2 October 2010
Nuit Blanche
Gladstone Hotel, Toronto, Canada
What is free will and self determinism in the context of variables such as chance or karma? Why does life seem like such a wild, unpredictable ride and yet culture and history have such strong and recurring patterns?
These questions become easier when we imagine that we are more like interchangeable characters playing out archetypal roles in a larger production and less like insular individuals with completely distinct personalities and unique destinites. More than the size of the role in the story, our decision to throw ourselves into whichever role with gusto is what determines the quality of our experience.

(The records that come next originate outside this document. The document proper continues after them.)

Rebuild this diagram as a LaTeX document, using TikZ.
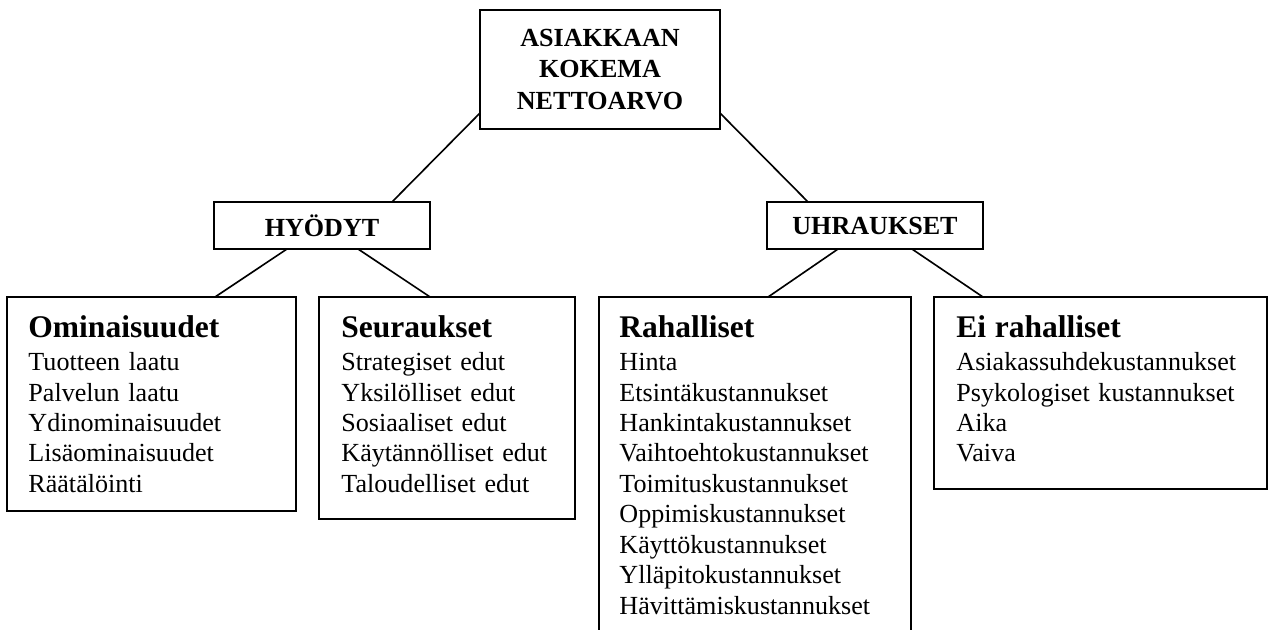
\documentclass[tikz,border=0pt]{standalone}
\usepackage{fontspec}
\setmainfont{Liberation Serif}
\usetikzlibrary{calc}
\newcommand{\pxu}{0.46pt}
\newcommand{\otsikko}[1]{{\fontsize{14.5}{17}\selectfont\bfseries #1}\\[1pt]}

\begin{document}
\begin{tikzpicture}[x=0.46pt, y=-0.46pt,
    headbox/.style={draw, line width=0.9pt, inner sep=0pt, outer sep=0pt, align=center,
        font=\fontsize{12}{14.3}\selectfont\bfseries},
    listbox/.style={draw, line width=0.9pt, inner sep=0pt, outer sep=0pt, anchor=north west},
    listtext/.style={anchor=base west, inner sep=0pt, text width=140pt, align=left,
        font=\fontsize{12}{14}\selectfont},
    link/.style={line width=0.75pt}]
    \useasboundingbox (0,0) rectangle (1270,630);
    \clip (0,0) rectangle (1270,630);

    % ylin taso
    \node[headbox, minimum width=240*\pxu, minimum height=119*\pxu] (nettoarvo) at (600,69.5)
        {ASIAKKAAN\\KOKEMA\\NETTOARVO};
    \node[headbox, minimum width=216*\pxu, minimum height=47*\pxu] (hyodyt) at (322,225.5) {HYÖDYT};
    \node[headbox, minimum width=216*\pxu, minimum height=47*\pxu] (uhraukset) at (875,225.5) {UHRAUKSET};

    % laatikot
    \node[listbox, minimum width=289*\pxu, minimum height=214*\pxu] (ominaisuudet) at (7,297) {};
    \node[listbox, minimum width=256*\pxu, minimum height=222*\pxu] (seuraukset) at (319,297) {};
    \node[listbox, minimum width=312*\pxu, minimum height=400*\pxu] (rahalliset) at (599,297) {};
    \node[listbox, minimum width=333*\pxu, minimum height=192*\pxu] (eirahalliset) at (934,297) {};

    \node[listtext] (ominaisuudetTxt) at ($(ominaisuudet.north west)+(21,41)$)
        {\otsikko{Ominaisuudet}Tuotteen laatu\\Palvelun laatu\\Ydinominaisuudet\\Lisäominaisuudet\\Räätälöinti};
    \node[listtext] (seurauksetTxt) at ($(seuraukset.north west)+(22,41)$)
        {\otsikko{Seuraukset}Strategiset edut\\Yksilölliset edut\\Sosiaaliset edut\\Käytännölliset edut\\Taloudelliset edut};
    \node[listtext] (rahallisetTxt) at ($(rahalliset.north west)+(20,41)$)
        {\otsikko{Rahalliset}Hinta\\Etsintäkustannukset\\Hankintakustannukset\\Vaihtoehtokustannukset\\Toimituskustannukset\\Oppimiskustannukset\\Käyttökustannukset\\Ylläpitokustannukset\\Hävittämiskustannukset};
    \node[listtext] (eirahallisetTxt) at ($(eirahalliset.north west)+(22,41)$)
        {\otsikko{Ei rahalliset}Asiakassuhdekustannukset\\Psykologiset kustannukset\\Aika\\Vaiva};

    % yhdysviivat
    \draw[link] ($(nettoarvo.north west)!0.866!(nettoarvo.south west)$) -- ($(hyodyt.north west)!0.824!(hyodyt.north east)$);
    \draw[link] ($(nettoarvo.north east)!0.866!(nettoarvo.south east)$) -- ($(uhraukset.north west)!0.19!(uhraukset.north east)$);
    \draw[link] ($(hyodyt.south west)!0.338!(hyodyt.south east)$) -- ($(ominaisuudet.north west)!0.72!(ominaisuudet.north east)$);
    \draw[link] ($(hyodyt.south west)!0.667!(hyodyt.south east)$) -- ($(seuraukset.north west)!0.434!(seuraukset.north east)$);
    \draw[link] ($(uhraukset.south west)!0.329!(uhraukset.south east)$) -- ($(rahalliset.north west)!0.542!(rahalliset.north east)$);
    \draw[link] ($(uhraukset.south west)!0.671!(uhraukset.south east)$) -- ($(eirahalliset.north west)!0.147!(eirahalliset.north east)$);
\end{tikzpicture}
\end{document}
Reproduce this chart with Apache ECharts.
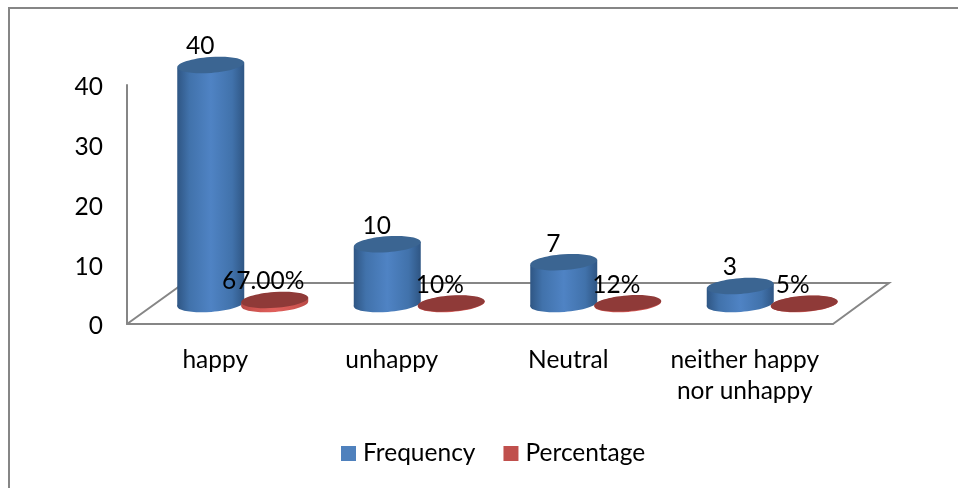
<!DOCTYPE html>
<html><head><meta charset="utf-8">
<style>html,body{margin:0;padding:0;background:#fff}#c{width:958px;height:488px}</style>
<script src="https://cdn.jsdelivr.net/npm/echarts@6/dist/echarts.min.js"></script>
</head><body><div id="c"></div>
<script>
const categories = ['happy', 'unhappy', 'Neutral', 'neither happy\nnor unhappy'];
const frequency = [40, 10, 7, 3];
const percentage = [0.67, 0.10, 0.12, 0.05];
const percentageLabels = ['67.00%', '10%', '12%', '5%'];
const yTicks = {min: 0, max: 40, interval: 10};

const FONT = 'Lato';
const FS = 24.5;
const RX = 33.5, RY = 7.9, TIP = 2.5, TILT = -Math.atan(TIP / RX), DY = -20;

function gradient(edge, near, mid) {
  return {type: 'linear', x: 0, y: 0, x2: 1, y2: 0, colorStops: [
    {offset: 0, color: edge}, {offset: 0.18, color: near}, {offset: 0.5, color: mid},
    {offset: 0.82, color: near}, {offset: 1, color: edge}]};
}
function cylinder(dx, labelDx, labelOf, palette) {
  return function (params, api) {
    const p = api.coord([api.value(0), api.value(1)]);
    const base = api.coord([api.value(0), 0]);
    const cx = p[0] + dx, top = p[1] + DY, bot = base[1] + DY;
    const fill = gradient(palette.edge, palette.near, palette.mid);
    const ell = (cy, style) => ({
      type: 'ellipse', shape: {cx: cx, cy: cy, rx: RX, ry: RY},
      rotation: -TILT, originX: cx, originY: cy, style: style, silent: true
    });
    return {type: 'group', children: [
      ell(bot, {fill: fill}),
      {type: 'polygon', shape: {points: [
        [cx - RX, top + TIP], [cx + RX, top - TIP], [cx + RX, bot - TIP], [cx - RX, bot + TIP]]},
        style: {fill: fill}, silent: true},
      ell(top, {fill: palette.top}),
      {type: 'text', x: cx + labelDx, y: top - 18.5, silent: true, z2: 10, style: {
        text: labelOf(params.dataIndex), fill: '#000', font: FS + 'px ' + FONT,
        align: 'center', verticalAlign: 'middle'}}
    ]};
  };
}
const chart = echarts.init(document.getElementById('c'), null, {renderer: 'canvas'});
chart.setOption({
  animation: false,
  textStyle: {fontFamily: FONT},
  grid: {left: 127, top: 85, width: 706, height: 239},
  legend: {
    left: 336, top: 436, icon: 'rect', itemWidth: 15, itemHeight: 15, itemGap: 28,
    textStyle: {fontSize: FS, color: '#000', fontFamily: FONT, padding: [0, 0, 0, 2]},
    data: ['Frequency', 'Percentage']
  },
  xAxis: {
    type: 'category', data: categories,
    axisTick: {show: false},
    axisLine: {lineStyle: {color: '#868686', width: 2}},
    axisLabel: {color: '#000', fontSize: FS, fontFamily: FONT, margin: 21, lineHeight: 31, interval: 0}
  },
  yAxis: {
    type: 'value', min: yTicks.min, max: yTicks.max, interval: yTicks.interval,
    splitLine: {show: false}, axisTick: {show: false},
    axisLine: {show: true, lineStyle: {color: '#868686', width: 2}},
    axisLabel: {color: '#000', fontSize: FS, fontFamily: FONT, margin: 24, verticalAlign: 'top', padding: [-10, 0, 0, 0]}
  },
  graphic: [
    {type: 'polyline', z: 0, silent: true,
     shape: {points: [[9, 488], [9, 8], [958, 8]]},
     style: {stroke: '#868686', lineWidth: 2, fill: null}},
    {type: 'polyline', z: 0, silent: true,
     shape: {points: [[127, 324], [184, 283], [889, 283], [833, 324]]},
     style: {stroke: '#868686', lineWidth: 2, fill: null}}
  ],
  series: [
    {name: 'Frequency', type: 'custom', itemStyle: {color: '#4f81bd'}, z: 3,
     data: frequency.map((v, i) => [i, v]), encode: {x: 0, y: 1},
     renderItem: cylinder(-4.5, -10.5, i => String(frequency[i]),
       {edge: '#2f5684', near: '#4172ab', mid: '#4f83c4', top: '#3b6592'})},
    {name: 'Percentage', type: 'custom', itemStyle: {color: '#c0504d'}, z: 4,
     data: percentage.map((v, i) => [i, v]), encode: {x: 0, y: 1},
     renderItem: cylinder(59.5, -11.5, i => percentageLabels[i],
       {edge: '#b84a47', near: '#cf5450', mid: '#e0605c', top: '#8f3a38'})}
  ]
});
</script></body></html>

Tandem Flight is an immersive video installation that combines cartoon animation of monsters on a flying tandem bicycle with video footage of Los Angeles streets at night. In the artpiece audience members are invited to venture behind the screen and assume the role of the characters projected on the front by putting their faces into holes that are cut in the screen. Taking a cue from video games in which the subject stays at the centre and it is the background that moves, a swooping flight is possible even as the faces remain in constant position. Incidentally, this echoes various models of consciousness.



Tandem Flight front and back of the screen from Happy Sleepy on Vimeo.

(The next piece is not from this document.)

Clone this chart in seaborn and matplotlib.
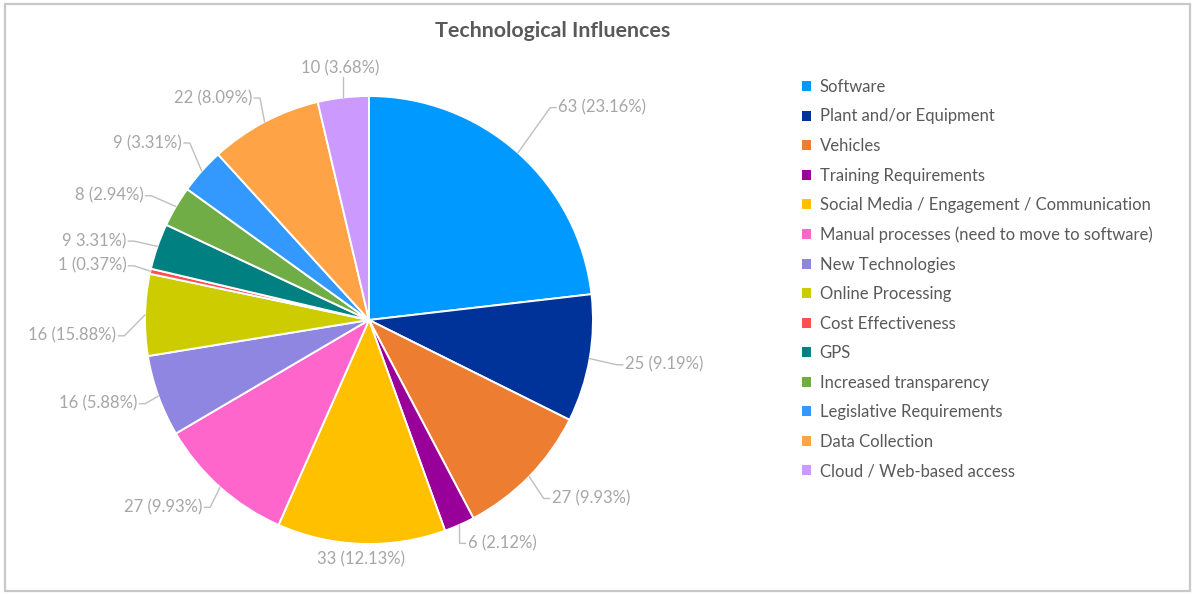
import numpy as np
import matplotlib
matplotlib.use("Agg")
import matplotlib.pyplot as plt
from matplotlib.patches import Patch, Rectangle
import seaborn as sns

sns.set_theme(style="white")
plt.rcParams["font.family"] = ["Lato", "DejaVu Sans"]

# ---- data -------------------------------------------------------------
categories = [
    "Software",
    "Plant and/or Equipment",
    "Vehicles",
    "Training Requirements",
    "Social Media / Engagement / Communication",
    "Manual processes (need to move to software)",
    "New Technologies",
    "Online Processing",
    "Cost Effectiveness",
    "GPS",
    "Increased transparency",
    "Legislative Requirements",
    "Data Collection",
    "Cloud / Web-based access",
]
counts = [63, 25, 27, 6, 33, 27, 16, 16, 1, 9, 8, 9, 22, 10]
value_labels = [
    "63 (23.16%)", "25 (9.19%)", "27 (9.93%)", "6 (2.12%)", "33 (12.13%)",
    "27 (9.93%)", "16 (5.88%)", "16 (15.88%)", "1 (0.37%)", "9 3.31%)",
    "8 (2.94%)", "9 (3.31%)", "22 (8.09%)", "10 (3.68%)",
]
colors = [
    "#0099FF", "#003399", "#ED7D31", "#990099", "#FFC000", "#FF66CC",
    "#8E86E0", "#CCCC00", "#FF5050", "#008080", "#70AD47", "#3399FF",
    "#FFA347", "#CC99FF",
]

# label placement: distance from centre (in radii) and angular nudge (deg)
label_radius = [1.27, 1.16, 1.14, 1.09, 1.07, 1.12, 1.10, 1.13, 1.11,
                1.14, 1.15, 1.15, 1.12, 1.13]
label_nudge = [0, 0, 0, 0, 0, 0, 0, 4.9, 0, 1.2, 1.6, -1.7, 0, 0]

# ---- figure -----------------------------------------------------------
W, H = 1193, 594
fig = plt.figure(figsize=(W / 100, H / 100), dpi=100)
fig.patch.set_facecolor("white")

# axes spanning the left part; limits chosen so one unit = R pixels
R = 224.0
cx, cy = 369.0, 594 - 320.0
ax_w = 760.0
ax = fig.add_axes([0, 0, ax_w / W, 1])

wedges, _ = ax.pie(
    counts,
    colors=colors,
    startangle=90,
    counterclock=False,
    wedgeprops=dict(edgecolor="white", linewidth=1.4),
)
ax.set_aspect("auto")
ax.set_xlim(-cx / R, (ax_w - cx) / R)
ax.set_ylim(-cy / R, (H - cy) / R)
ax.axis("off")

label_color = "#A6A6A6"
line_color = "#BFBFBF"
fs_lab = 12
px = 1.0 / R
text_h = 16 * px

for w, lab, rf, nd in zip(wedges, value_labels, label_radius, label_nudge):
    mid = 0.5 * (w.theta1 + w.theta2)
    ang_lab = np.deg2rad(mid + nd)
    ang = np.deg2rad(mid)
    ex, ey = np.cos(ang), np.sin(ang)
    tx, ty = rf * np.cos(ang_lab), rf * np.sin(ang_lab)
    c = np.cos(ang_lab)
    if abs(c) < 0.15:
        ax.text(tx, ty, lab, ha="center", va="center", fontsize=fs_lab,
                color=label_color)
        near_y = ty - np.sign(ty) * text_h / 2
        if np.hypot(tx, near_y) - 1.0 > 0.05:
            ax.plot([ex, ex], [ey, near_y], color=line_color, lw=1.0)
    else:
        side = 1 if c > 0 else -1
        ha = "left" if side > 0 else "right"
        ax.text(tx, ty, lab, ha=ha, va="center", fontsize=fs_lab,
                color=label_color)
        elbow_x = tx - side * 8 * px
        end_x = tx - side * 2 * px
        ax.plot([ex, elbow_x, end_x], [ey, ty, ty], color=line_color, lw=1.0)

# title
fig.text(553 / W, 1 - 31 / H, "Technological Influences", ha="center",
         va="center", fontsize=15.4, fontweight="bold", color="#595959")

# legend
handles = [Patch(facecolor=col, edgecolor="none") for col in colors]
fig.legend(
    handles, categories,
    loc="upper left",
    bbox_to_anchor=(802 / W, 1 - 79 / H),
    frameon=False,
    fontsize=12,
    labelcolor="#595959",
    handlelength=0.55,
    handleheight=0.55,
    handletextpad=0.5,
    labelspacing=0.81,
    borderaxespad=0,
    borderpad=0,
)

# outer chart border
fig.add_artist(Rectangle((5 / W, 3 / H), (W - 8) / W, (H - 7) / H,
                         transform=fig.transFigure, fill=False,
                         edgecolor="#C8C8C8", linewidth=1.6))

fig.savefig("out.png", dpi=100, facecolor="white")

The video runs on a five minute loop. During this time five sets of wings – goose, fly, dragon, jet, and butterfly – change regularly every minute, and nine different monsters – ranging from purple octopus to fireball to mechanical abstraction – interchange on a random schedule ranging from 1 to 20 seconds. You just don’t know what you’re going to get or who you’re going to be when you step up and put your face into the screen.

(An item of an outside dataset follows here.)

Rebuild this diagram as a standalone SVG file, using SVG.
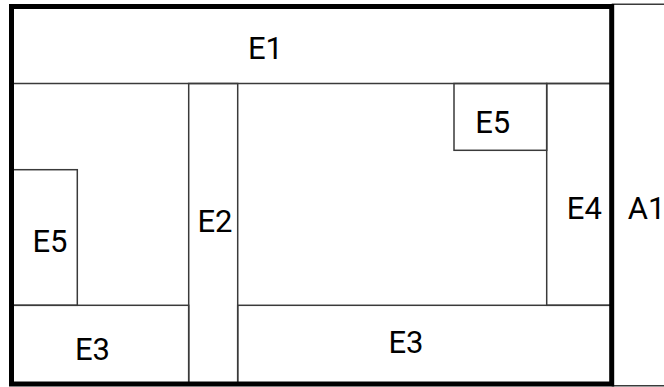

Furthermore, although the projection was visible from the front and back of the screen, once a viewer is “in”, the screen is no longer visible. You’re either an observer or an actor, and audience members predictably often made this transition by becoming very animated, making faces, calling out or even heckling the audience in front, and sometimes assuming full character with banter to their cycling partner about the scenery they were traversing and the journey they were on. Some younger viewers also “pedalled” their legs that were left dangling when they were lifted up to put their face in the hole.